For the people inside the scheme, the consequences were more intimate. Some lost savings. Some lost relationships. Some lost the ability to trust their own judgment. The most destructive frauds leave behind not only depleted accounts but a narrative collapse: the story that once made sacrifice seem rational no longer makes sense, and the person who believed it has to live with that rupture. In the aftermath of cases like these, the legal file may list consumers as claimants, but the human ledger includes couples arguing over credit card statements, parents explaining vanished funds, and former affiliates confronting the fact that what looked like effort was often only a more expensive form of loss.
The place of this case in the broader catalog of deception is secure.
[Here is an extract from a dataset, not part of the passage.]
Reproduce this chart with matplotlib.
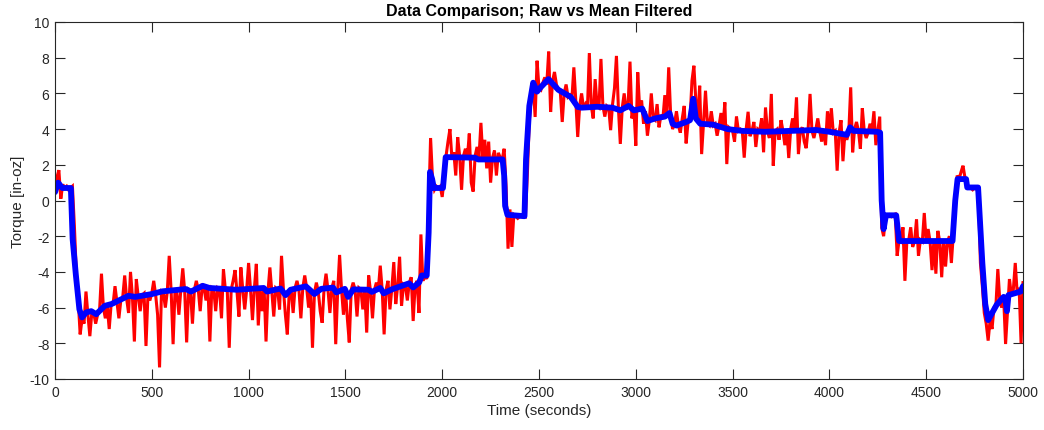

It belongs to the family of pyramid schemes that modernize without changing their core logic. The interface becomes slicker, the jargon more entrepreneurial, the sales process more automated. But the old mechanism remains: the system pays those who sell the system, while the latecomers absorb the loss. That pattern is visible in the documents and in the structure of the enterprise itself. It is also why the legal response often looks anticlimactic to outsiders. A civil injunction does not resemble the scale of the harm. A receivership does not feel like restitution. Yet these are the instruments the law uses to record what happened.
That is why Digital Altitude and MOBE matter beyond their own filings. They show how fraud survives in the language of empowerment. They also show how the promise of education can become a delivery system for extraction when oversight lags behind innovation. In the end, the same year that regulators moved against both enterprises became the year their myth broke.
What remains now is not a heroic business story but a cautionary archive: complaints, court orders, testimonials turned evidence, and a trail of fees that led too many people to mistake motion for progress. The fraud did not collapse because its logic changed. It collapsed because the money stopped believing the story.